Ci sono alcune cose che quando vanno bene non si discutono. Una di queste è la Borsa. Nei primi tre mesi dell’anno quella italiana ha recuperato tutto il terreno perso nel 2018. Anzi ha fatto qualcosina di più: in novanta giorni l’indice dei titoli principali ha guadagnato il 18 per cento. Niente male. Sui giornali non si usa strillare titoli del tipo: «Il mercato ha creato 100 miliardi». Esattamente ciò che è successo dai minimi del mercato dell’anno scorso. È più facile titolare, quando avviene: «La Borsa ha bruciato tot miliardi». In effetti né l’uno, né l’altro titolo hanno un gran valore. Per carità fanno capire dove stiamo andando: ma fino a quando non si vende, i guadagni e le perdite di Borsa sono solo virtuali. Tutte le Borse mondiali, più o meno, stanno andando bene. Nonostante l’economia reale non sia in gran forma.
E il paradosso è che le due economie più traballanti, quella italiana e quella inglese, hanno mercati finanziari che stanno facendo meglio degli altri. Nel nostro caso si può sempre dire, che il mercato dei titoli è talmente piccolo (la capitalizzazione è circa un terzo del Pil) e molto concentrato su alcuni settori (il bancario) per cui non rappresenta una buona rappresentazione dell’economia reale.
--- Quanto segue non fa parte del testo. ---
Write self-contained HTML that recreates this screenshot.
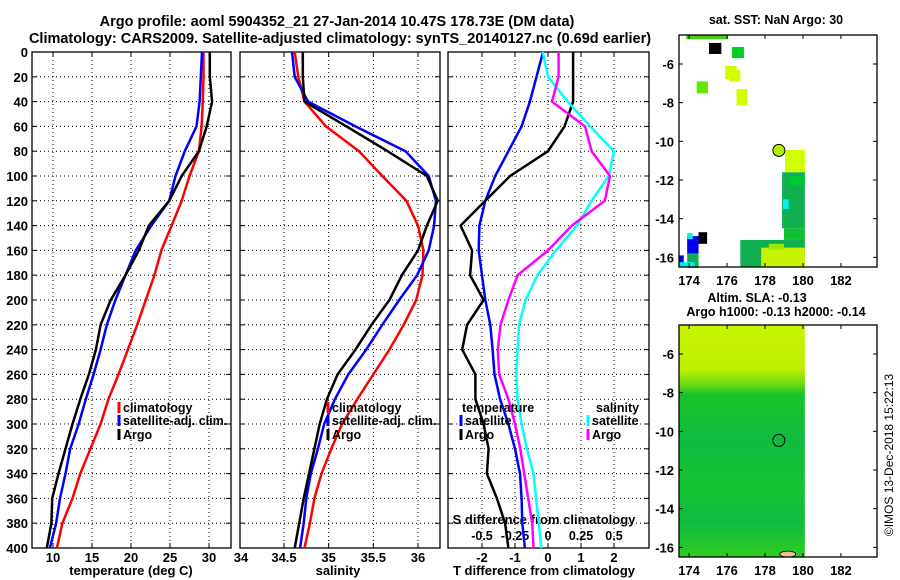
<!DOCTYPE html>
<html><head><meta charset="utf-8"><style>
html,body{margin:0;padding:0;background:#fff}
svg{display:block;font-family:"Liberation Sans",sans-serif;font-weight:bold}
</style></head><body>
<svg id="c" width="900" height="580" viewBox="0 0 900 580" xmlns="http://www.w3.org/2000/svg">
<text x="337" y="26" font-size="14.5" text-anchor="middle">Argo profile: aoml 5904352_21 27-Jan-2014 10.47S 178.73E (DM data)</text>
<text x="340" y="43" font-size="14.5" text-anchor="middle">Climatology: CARS2009. Satellite-adjusted climatology: synTS_20140127.nc (0.69d earlier)</text>
<text x="131" y="575" font-size="13" text-anchor="middle">temperature (deg C)</text>
<text x="338" y="575" font-size="13" text-anchor="middle">salinity</text>
<text x="544" y="575" font-size="13" text-anchor="middle">T difference from climatology</text>
<text x="544" y="524" font-size="13" text-anchor="middle">S difference from climatology</text>
<text x="776" y="24" font-size="12.5" text-anchor="middle">sat. SST: NaN Argo: 30</text>
<text x="757" y="302" font-size="12.5" text-anchor="middle">Altim. SLA: -0.13</text>
<text x="776" y="316" font-size="12.5" text-anchor="middle">Argo h1000: -0.13 h2000: -0.14</text>
<text transform="translate(893,455) rotate(-90)" font-size="12" font-weight="normal" text-anchor="middle">©IMOS 13-Dec-2018 15:22:13</text>
<defs>
<linearGradient id="slag" x1="0" y1="0" x2="0" y2="1">
<stop offset="0" stop-color="#c8f400"/><stop offset="0.19" stop-color="#c0f000"/><stop offset="0.25" stop-color="#70dc10"/><stop offset="0.3" stop-color="#18c428"/><stop offset="0.5" stop-color="#10bc40"/><stop offset="0.7" stop-color="#14c430"/><stop offset="0.85" stop-color="#10bc40"/><stop offset="1" stop-color="#30cc20"/>
</linearGradient>
</defs>
</svg>
<script>
const depths=[0,20,40,60,80,100,120,140,160,180,200,220,240,260,280,300,320,340,360,380,400];
const tempClim=[29.3,29.3,29.2,29.05,28.7,27.5,26.5,25.2,23.9,23.0,21.9,20.8,19.6,18.4,17.1,16.1,14.8,13.5,12.5,11.2,10.5];
const tempSat=[29.1,28.95,28.8,28.4,26.9,25.7,24.9,22.6,20.6,19.3,18.0,16.9,16.1,15.2,14.2,13.3,12.2,11.6,10.9,10.4,9.6];
const tempArgo=[30.1,30.1,30.4,29.7,28.7,26.5,24.9,22.3,21.0,19.3,17.4,16.1,15.5,14.6,13.5,12.5,11.6,10.7,9.9,9.8,9.2];
const salClim=[34.62,34.66,34.73,34.97,35.34,35.6,35.87,36.0,36.06,36.05,35.98,35.84,35.68,35.5,35.32,35.15,35.03,34.92,34.84,34.79,34.73];
const salSat=[34.59,34.62,34.77,35.3,35.86,36.12,36.2,36.18,36.12,35.99,35.79,35.6,35.42,35.22,35.07,34.95,34.88,34.8,34.75,34.72,34.68];
const salArgo=[34.71,34.71,34.73,35.2,35.66,36.1,36.22,36.1,36.0,35.82,35.68,35.48,35.3,35.1,34.98,34.9,34.84,34.78,34.72,34.67,34.62];
const tDiffSat=[-0.15,-0.35,-0.55,-0.8,-1.2,-1.6,-1.9,-2.08,-2.1,-2.0,-1.9,-1.75,-1.68,-1.62,-1.45,-1.2,-1.0,-0.85,-0.8,-0.78,-0.7];
const tDiffArgo=[0.76,0.76,0.76,0.5,0.0,-1.15,-1.9,-2.65,-2.3,-2.36,-1.95,-2.45,-2.6,-2.2,-2.2,-1.95,-1.8,-1.85,-1.55,-1.3,-1.2];
const sDiffSat=[-0.04,0.0,0.15,0.32,0.5,0.46,0.33,0.22,0.06,-0.08,-0.17,-0.22,-0.23,-0.24,-0.23,-0.2,-0.16,-0.11,-0.09,-0.07,-0.05];
const sDiffArgo=[0.08,0.08,0.03,0.28,0.33,0.47,0.43,0.18,0.0,-0.23,-0.3,-0.36,-0.38,-0.37,-0.3,-0.25,-0.21,-0.18,-0.15,-0.12,-0.11];
const depthTicks=[0,20,40,60,80,100,120,140,160,180,200,220,240,260,280,300,320,340,360,380,400];
const tempTicks=[10,15,20,25,30];
const salTicks=[34.5,35,35.5,36];
const tDiffTicks=[-2,-1,0,1,2];
const sDiffTicks=[-0.5,-0.25,0,0.25,0.5];
const sDiffLabels=["-0.5","-0.25","0","0.25","0.5"];
const latTicks=[-6,-8,-10,-12,-14,-16];
const lonTicks=[174,176,178,180,182];
const argoPos=[178.73,-10.47];
const sstCells=[
[173.85,-4.5,2.2,0.22,'#48d010'],[175.05,-4.91,0.65,0.57,'#000000'],[176.26,-5.12,0.63,0.57,'#00d020'],
[175.9,-6.1,0.6,0.68,'#d0ff00'],[176.1,-6.3,0.6,0.6,'#d0ff00'],[174.4,-6.9,0.6,0.62,'#60e800'],
[176.5,-7.3,0.58,0.82,'#d0ff00'],[179.05,-10.45,1.05,1.15,'#d0ff00'],[178.9,-11.6,1.2,2.9,'#10b050'],
[179.3,-11.8,0.8,0.5,'#00c830'],[178.95,-13.0,0.3,0.5,'#00f0f0'],[179.0,-14.5,1.1,0.6,'#10c030'],
[176.7,-15.1,3.4,1.4,'#10b050'],[177.8,-15.5,2.3,1.0,'#c8f400'],[178.2,-15.3,0.8,0.3,'#a0e800'],
[173.9,-14.9,0.6,0.9,'#0000f0'],[173.9,-14.75,0.3,0.3,'#00f0f0'],[174.5,-14.7,0.45,0.6,'#000000'],
[173.9,-15.8,0.6,0.75,'#10b050'],[173.47,-15.9,0.25,0.55,'#0000f0'],[173.5,-16.25,0.8,0.25,'#00f0f0']];
const NS='http://www.w3.org/2000/svg';
const svg=document.getElementById('c');
function el(tag,attrs,parent){const e=document.createElementNS(NS,tag);for(const k in attrs)e.setAttribute(k,attrs[k]);(parent||svg).appendChild(e);return e;}
const Y0=52,Y1=548;
function yD(d){return Y0+(d/400)*(Y1-Y0);}
function linScale(d0,d1,r0,r1){return v=>r0+(v-d0)/(d1-d0)*(r1-r0);}
function panel(name,x0,x1,xs,xticks,xlabels,showDepthLabels){
  const g=el('g',{});
  
  
  depthTicks.forEach(d=>{
    if(d>0&&d<400){const l=el('line',{x1:x0,x2:x1,y1:yD(d),y2:yD(d),stroke:'#000','stroke-width':1,'stroke-dasharray':'1,3'},g);
    }
    const t1=el('line',{x1:x0,x2:x0+5,y1:yD(d),y2:yD(d),stroke:'#000'},g);
    
    const t2=el('line',{x1:x1-5,x2:x1,y1:yD(d),y2:yD(d),stroke:'#000'},g);
    
    if(showDepthLabels){const t=el('text',{x:x0-4,y:yD(d)+5,'font-size':13,'text-anchor':'end'},g);t.textContent=d;
      }
  });
  xticks.forEach((v,i)=>{
    const x=xs(v);
    const l=el('line',{x1:x,x2:x,y1:Y0,y2:Y1,stroke:'#000','stroke-width':1,'stroke-dasharray':'1,3'},g);
    
    const t=el('line',{x1:x,x2:x,y1:Y1-5,y2:Y1,stroke:'#000'},g);
    
    const t2=el('line',{x1:x,x2:x,y1:Y0,y2:Y0+5,stroke:'#000'},g);
    
    if(xlabels){const tx=el('text',{x:x,y:562,'font-size':13,'text-anchor':'middle'},g);tx.textContent=xlabels[i];
      }
  });
  const r=el('rect',{x:x0,y:Y0,width:x1-x0,height:Y1-Y0,fill:'none',stroke:'#000','stroke-width':1.3},g);
  
  return g;
}
function series(g,name,vals,xs,color){
  const pts=vals.map((v,i)=>xs(v).toFixed(1)+','+yD(depths[i]).toFixed(1)).join(' ');
  const p=el('polyline',{points:pts,fill:'none',stroke:color,'stroke-width':2.5,'stroke-linejoin':'round'},g);
  
  
}
function legend(g,name,x,y,color,label){
  const m=el('line',{x1:x,x2:x,y1:y-10,y2:y+1,stroke:color,'stroke-width':3},g);
  
  const t=el('text',{x:x+4,y:y,'font-size':12.5},g);t.textContent=label;
  
}
const xT=linScale(10,30,53,209);
const g1=panel('temperature-panel',32,231,xT,tempTicks,tempTicks.map(String),true);
series(g1,'temp-climatology-line',tempClim,xT,'#ff0000');
series(g1,'temp-satellite-line',tempSat,xT,'#0000ff');
series(g1,'temp-argo-line',tempArgo,xT,'#000000');
legend(g1,'legend-climatology',119,412,'#ff0000','climatology');
legend(g1,'legend-satellite-adj',119,425,'#0000ff','satellite-adj. clim.');
legend(g1,'legend-argo',119,439,'#000000','Argo');
{const t=el('text',{x:241,y:562,'font-size':13,'text-anchor':'middle'});t.textContent='34';}
const xS=linScale(34.5,36,284,418);
const g2=panel('salinity-panel',240,440,xS,salTicks,salTicks.map(String),false);
series(g2,'sal-climatology-line',salClim,xS,'#ff0000');
series(g2,'sal-satellite-line',salSat,xS,'#0000ff');
series(g2,'sal-argo-line',salArgo,xS,'#000000');
legend(g2,'legend-sal-climatology',328,412,'#ff0000','climatology');
legend(g2,'legend-sal-satellite-adj',328,425,'#0000ff','satellite-adj. clim.');
legend(g2,'legend-sal-argo',328,439,'#000000','Argo');
const xTD=linScale(-2,2,482,614);
const xSD=linScale(-0.5,0.5,482,614);
const g3=panel('difference-panel',448,649,xTD,tDiffTicks,tDiffTicks.map(String),false);
sDiffTicks.forEach((v,i)=>{
  const t=el('text',{x:xSD(v),y:540,'font-size':12.5,'text-anchor':'middle'},g3);t.textContent=sDiffLabels[i];
  
});
series(g3,'t-diff-satellite-line',tDiffSat,xTD,'#0000ff');
series(g3,'t-diff-argo-line',tDiffArgo,xTD,'#000000');
series(g3,'s-diff-satellite-line',sDiffSat,xSD,'#00ffff');
series(g3,'s-diff-argo-line',sDiffArgo,xSD,'#ff00ff');
{const t=el('text',{x:462,y:412,'font-size':12.5},g3);t.textContent='temperature';}
{const t=el('text',{x:596,y:412,'font-size':12.5},g3);t.textContent='salinity';}
legend(g3,'legend-t-satellite',461,425,'#0000ff','satellite');
legend(g3,'legend-t-argo',461,439,'#000000','Argo');
legend(g3,'legend-s-satellite',588,425,'#00ffff','satellite');
legend(g3,'legend-s-argo',588,439,'#ff00ff','Argo');
function map(name,top,drawFill){
  const g=el('g',{});
  
  
  const x0=679,x1=877,y1=top+232;
  const lx=linScale(173.47,183.9,x0,x1), ly=linScale(-4.5,-16.5,top,y1);
  drawFill(g,lx,ly);
  latTicks.forEach(v=>{
    const y=ly(v);
    const a=el('line',{x1:x0,x2:x0+4,y1:y,y2:y,stroke:'#000'},g);
    const b=el('line',{x1:x1-4,x2:x1,y1:y,y2:y,stroke:'#000'},g);
    const t=el('text',{x:x0-5,y:y+5,'font-size':13,'text-anchor':'end'},g);t.textContent=v;
  });
  lonTicks.forEach(v=>{
    const x=lx(v);
    const a=el('line',{x1:x,x2:x,y1:top,y2:top+4,stroke:'#000'},g);
    const b=el('line',{x1:x,x2:x,y1:y1-4,y2:y1,stroke:'#000'},g);
    const t=el('text',{x:x,y:y1+18,'font-size':13,'text-anchor':'middle'},g);t.textContent=v;
  });
  const c=el('circle',{cx:lx(argoPos[0]),cy:ly(argoPos[1]),r:6,fill:name==='sst-map'?'#b0f000':'none',stroke:'#000','stroke-width':1},g);
  
  const r=el('rect',{x:x0,y:top,width:x1-x0,height:y1-top,fill:'none',stroke:'#000','stroke-width':1.3},g);
  
}
map('sst-map',35,(g,lx,ly)=>{
  sstCells.forEach(c=>{
    const r=el('rect',{x:lx(c[0]),y:ly(c[1]),width:lx(c[0]+c[2])-lx(c[0]),height:ly(c[1]-c[3])-ly(c[1]),fill:c[4]},g);
    
  });
});
map('sla-map',325,(g,lx,ly)=>{
  const r=el('rect',{x:lx(173.47),y:ly(-4.5),width:lx(180.1)-lx(173.47),height:ly(-16.5)-ly(-4.5),fill:'url(#slag)'},g);
  
  const b=el('ellipse',{cx:lx(179.2),cy:ly(-16.35),rx:8,ry:3,fill:'#f0c090',stroke:'#000','stroke-width':0.8},g);
  
});
</script>
</body></html>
Discorso che non vale certo per il mercato inglese, il più importante d’Europa, e che per di più rischia di essere compromesso dalla prossima uscita del Regno unito dal passaporto europeo.
Anche dello spread non si discute più: si è stabilizzato, ma su un gradino più alto del recente passato. Esso viaggia a circa 260-270 punti, il che vuol dire che i titoli a lungo termine italiani pagano un interesse del 2,6-2,7 per cento in più di quelli di pari durata tedeschi. In questo caso non si può certo sostenere di essere al sicuro. Sia pure le cose rimanessero su questi livelli, si tratta pur sempre di un aumento del costo del debito di almeno un punto percentuale, rispetto agli anni d’oro. Su 1.850 miliardi di titoli pubblici in circolazione, si tratta di cifre che è un peccato sciupare solo per pagare interessi.
È molto interessante a questo fine, leggere con attenzione uno studio realizzato da Chiara Cremonesi e Luca Cazzulani per il centro studi di Unicredit. Mettendo insieme banche dati diverse e facendo delle approssimazioni molto verosimili, viene scattata una foto, la più accurata, di chi detenga i nostri titoli. Un’istantanea molto utile per capire come sono fatti i nostri creditori, e le loro possibili reazioni. Rispetto alla fine degli anni ’80 in cui solo il 4 per cento del debito era in mano straniera, oggi circa un quarto è roba loro. Formalmente 578 miliardi sono detenuti all’estero (circa il 30 per cento dei titoli), ma se si vanno a togliere quegli investitori italiani, domiciliati all’estero per motivi fiscali (principalmente Lussemburgo e Irlanda), il volume di Btp all’estero scende al 24 per cento del totale e cioè 465 miliardi. È questo il numeretto d’oro. Quello più sensibile ai nostri pasticci politici e finanziari e siamo al tasso più basso dal 1998.
Lo studio di Unicredit va ancora più a fondo. La Banca d’Italia ci dice per filo e per segno come sono distribuiti i Btp in Italia (banche, privati, fondi e così via), ma non all’estero. Veniamo così a scoprire che poco meno dell’80 per cento del nostro debito piazzato fuori dalla penisola è in paesi euro. 130 miliardi sono in Francia, seguita da 90 in Germania e da 80 miliardi in Spagna (peraltro l’unico paese che ha aumentato la sua esposizione verso il nostro paese tra il 2017 e il 2018). A detenere i nostri Btp, sono istituzioni ufficiali, finanziarie e banche. Ridottissimo, si stima, l’investimento diretto delle famiglie.
D’altronde le stesse famiglie italiane comprano pochi Bot e Btp, tanto da detenere circa il 6 per cento del nostro debito.
La morale è che Francia e Germania con le loro istituzioni e banche posseggono più del 10 per cento del nostro debito e dal loro punto di vista non hanno gran voglia di correre rischi. E detto per inciso a noi fanno un gran comodo: le famiglie, se non forzate, non hanno più appetito per i nostri titoli di Stato.